Records supplied ::
## START
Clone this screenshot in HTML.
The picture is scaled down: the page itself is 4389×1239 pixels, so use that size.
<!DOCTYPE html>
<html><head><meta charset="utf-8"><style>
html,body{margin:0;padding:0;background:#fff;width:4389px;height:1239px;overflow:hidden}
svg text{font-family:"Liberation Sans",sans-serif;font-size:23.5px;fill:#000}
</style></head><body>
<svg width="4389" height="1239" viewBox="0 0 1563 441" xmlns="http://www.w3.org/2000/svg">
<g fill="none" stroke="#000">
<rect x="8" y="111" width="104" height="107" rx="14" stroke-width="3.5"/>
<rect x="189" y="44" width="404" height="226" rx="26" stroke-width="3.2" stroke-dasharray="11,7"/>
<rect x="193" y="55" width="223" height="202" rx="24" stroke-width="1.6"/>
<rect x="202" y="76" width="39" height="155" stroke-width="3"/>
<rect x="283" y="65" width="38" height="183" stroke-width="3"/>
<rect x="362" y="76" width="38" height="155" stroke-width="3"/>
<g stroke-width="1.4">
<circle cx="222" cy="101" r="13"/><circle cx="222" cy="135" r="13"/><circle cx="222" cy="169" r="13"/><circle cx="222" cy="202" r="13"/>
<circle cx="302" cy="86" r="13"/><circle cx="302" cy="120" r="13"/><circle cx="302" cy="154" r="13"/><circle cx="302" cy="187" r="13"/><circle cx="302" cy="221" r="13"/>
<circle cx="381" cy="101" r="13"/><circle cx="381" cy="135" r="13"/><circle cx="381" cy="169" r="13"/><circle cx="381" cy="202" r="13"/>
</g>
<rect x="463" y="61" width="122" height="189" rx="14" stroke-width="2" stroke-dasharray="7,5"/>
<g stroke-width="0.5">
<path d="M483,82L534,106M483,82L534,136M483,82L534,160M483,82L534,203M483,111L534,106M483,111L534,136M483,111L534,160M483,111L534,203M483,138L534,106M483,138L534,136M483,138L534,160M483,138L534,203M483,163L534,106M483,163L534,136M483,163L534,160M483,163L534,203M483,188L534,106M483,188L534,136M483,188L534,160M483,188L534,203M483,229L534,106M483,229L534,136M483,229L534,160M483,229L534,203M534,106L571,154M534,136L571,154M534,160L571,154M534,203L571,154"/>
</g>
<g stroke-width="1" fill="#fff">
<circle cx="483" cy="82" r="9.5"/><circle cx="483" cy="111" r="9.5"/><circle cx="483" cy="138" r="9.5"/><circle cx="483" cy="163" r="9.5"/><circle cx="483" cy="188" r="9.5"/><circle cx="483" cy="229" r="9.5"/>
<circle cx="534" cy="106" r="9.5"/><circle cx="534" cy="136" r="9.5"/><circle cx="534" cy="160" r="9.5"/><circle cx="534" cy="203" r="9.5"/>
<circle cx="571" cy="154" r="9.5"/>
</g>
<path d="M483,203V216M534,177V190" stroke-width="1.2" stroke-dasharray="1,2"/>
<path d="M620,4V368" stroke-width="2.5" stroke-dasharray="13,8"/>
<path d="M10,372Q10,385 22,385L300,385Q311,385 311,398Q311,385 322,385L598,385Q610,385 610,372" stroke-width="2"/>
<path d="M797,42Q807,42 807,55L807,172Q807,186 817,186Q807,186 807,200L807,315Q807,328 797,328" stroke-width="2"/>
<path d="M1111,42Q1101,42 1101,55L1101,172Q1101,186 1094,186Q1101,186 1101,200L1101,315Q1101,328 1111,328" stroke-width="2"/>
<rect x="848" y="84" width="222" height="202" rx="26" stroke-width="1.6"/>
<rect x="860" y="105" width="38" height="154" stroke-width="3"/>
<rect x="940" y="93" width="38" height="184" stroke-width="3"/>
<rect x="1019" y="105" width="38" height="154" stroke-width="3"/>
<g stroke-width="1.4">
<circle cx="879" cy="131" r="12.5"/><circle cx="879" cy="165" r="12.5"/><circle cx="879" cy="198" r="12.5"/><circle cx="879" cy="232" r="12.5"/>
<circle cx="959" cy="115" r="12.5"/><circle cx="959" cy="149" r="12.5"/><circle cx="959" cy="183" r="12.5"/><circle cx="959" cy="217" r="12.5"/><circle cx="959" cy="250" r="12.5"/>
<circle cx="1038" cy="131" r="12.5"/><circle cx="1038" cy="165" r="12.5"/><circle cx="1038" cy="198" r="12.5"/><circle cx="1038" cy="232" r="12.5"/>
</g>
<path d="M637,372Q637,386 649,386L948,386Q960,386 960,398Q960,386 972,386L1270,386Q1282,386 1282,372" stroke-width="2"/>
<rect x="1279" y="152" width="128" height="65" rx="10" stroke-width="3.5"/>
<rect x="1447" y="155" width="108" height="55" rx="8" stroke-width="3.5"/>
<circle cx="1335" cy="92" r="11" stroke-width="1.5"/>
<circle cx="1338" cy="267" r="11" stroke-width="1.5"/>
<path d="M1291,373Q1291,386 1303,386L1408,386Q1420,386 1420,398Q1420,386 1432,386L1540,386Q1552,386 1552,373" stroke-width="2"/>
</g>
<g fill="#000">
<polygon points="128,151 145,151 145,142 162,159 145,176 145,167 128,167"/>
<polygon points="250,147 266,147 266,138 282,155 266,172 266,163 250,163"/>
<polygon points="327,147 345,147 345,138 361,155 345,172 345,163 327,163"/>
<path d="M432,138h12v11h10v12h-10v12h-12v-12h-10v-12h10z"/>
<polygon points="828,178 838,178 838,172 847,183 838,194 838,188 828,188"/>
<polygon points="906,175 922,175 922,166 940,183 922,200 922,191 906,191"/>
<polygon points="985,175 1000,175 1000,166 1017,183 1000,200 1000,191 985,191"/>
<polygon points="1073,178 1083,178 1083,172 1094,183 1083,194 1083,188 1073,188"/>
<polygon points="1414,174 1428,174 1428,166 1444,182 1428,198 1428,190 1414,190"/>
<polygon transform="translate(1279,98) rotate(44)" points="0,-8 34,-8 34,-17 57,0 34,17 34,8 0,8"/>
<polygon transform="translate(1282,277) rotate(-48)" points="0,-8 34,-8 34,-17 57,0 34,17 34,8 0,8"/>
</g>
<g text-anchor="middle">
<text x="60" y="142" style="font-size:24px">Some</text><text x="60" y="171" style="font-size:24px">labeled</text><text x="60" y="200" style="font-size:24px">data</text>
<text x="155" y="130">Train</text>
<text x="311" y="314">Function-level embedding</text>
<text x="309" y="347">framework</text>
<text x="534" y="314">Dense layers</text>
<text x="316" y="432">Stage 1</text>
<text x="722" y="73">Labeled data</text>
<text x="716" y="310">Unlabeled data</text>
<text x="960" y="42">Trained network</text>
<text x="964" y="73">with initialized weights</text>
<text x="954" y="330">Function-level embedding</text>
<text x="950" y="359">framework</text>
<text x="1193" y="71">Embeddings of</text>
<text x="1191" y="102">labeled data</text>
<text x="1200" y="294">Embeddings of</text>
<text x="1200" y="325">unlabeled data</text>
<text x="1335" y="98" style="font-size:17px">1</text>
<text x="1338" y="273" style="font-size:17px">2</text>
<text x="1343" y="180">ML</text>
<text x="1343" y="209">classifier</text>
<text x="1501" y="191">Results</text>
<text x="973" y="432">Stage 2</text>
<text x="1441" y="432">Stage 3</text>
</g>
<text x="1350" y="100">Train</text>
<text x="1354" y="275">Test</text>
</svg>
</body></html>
## END
## START
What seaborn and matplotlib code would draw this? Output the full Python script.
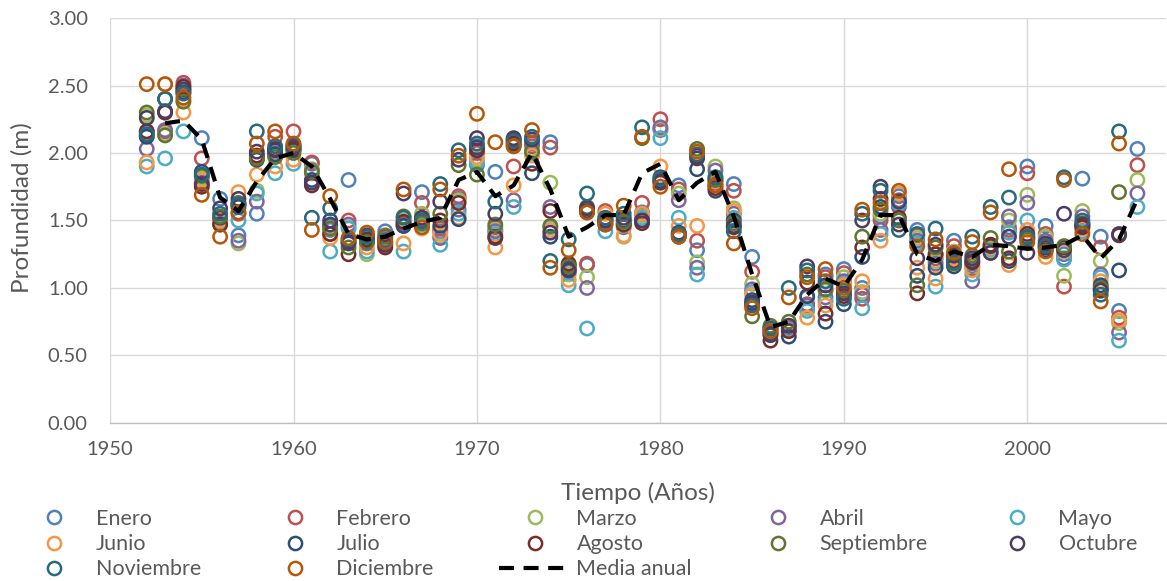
## END
## START
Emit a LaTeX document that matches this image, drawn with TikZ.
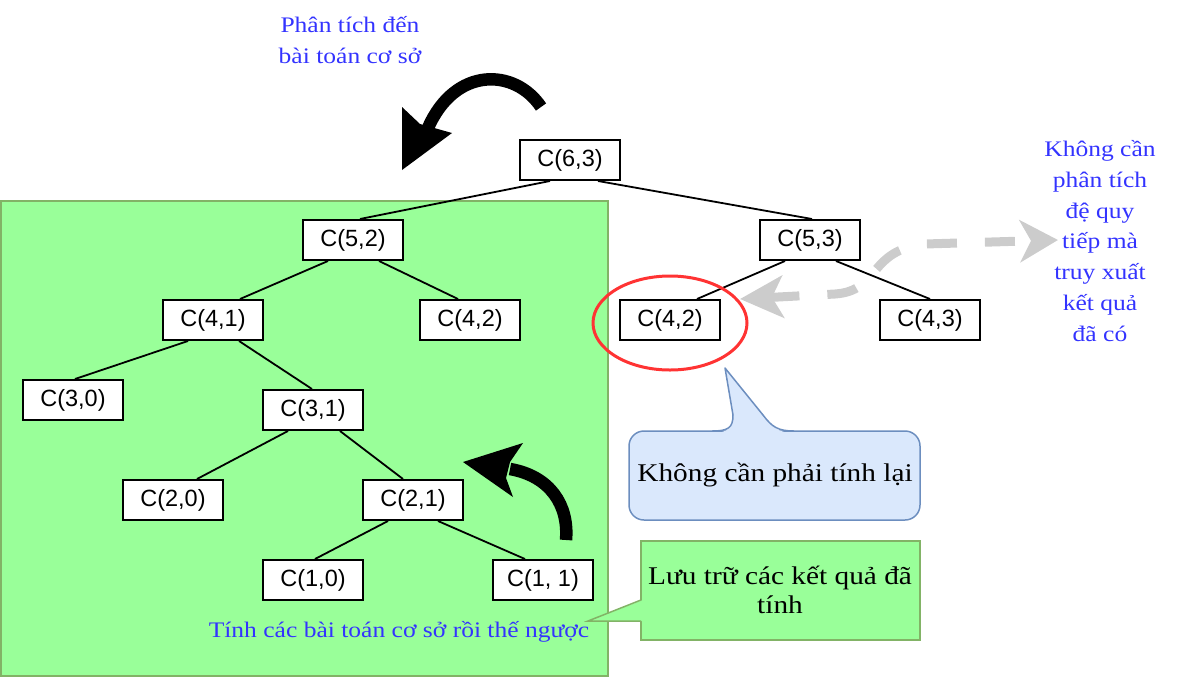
## END
Task description ::
Which lines hold the word "that"? Copy all of them.

Written reply ::
The picture is scaled down: the page itself is 4389×1239 pixels, so use that size.
Emit a LaTeX document that matches this image, drawn with TikZ.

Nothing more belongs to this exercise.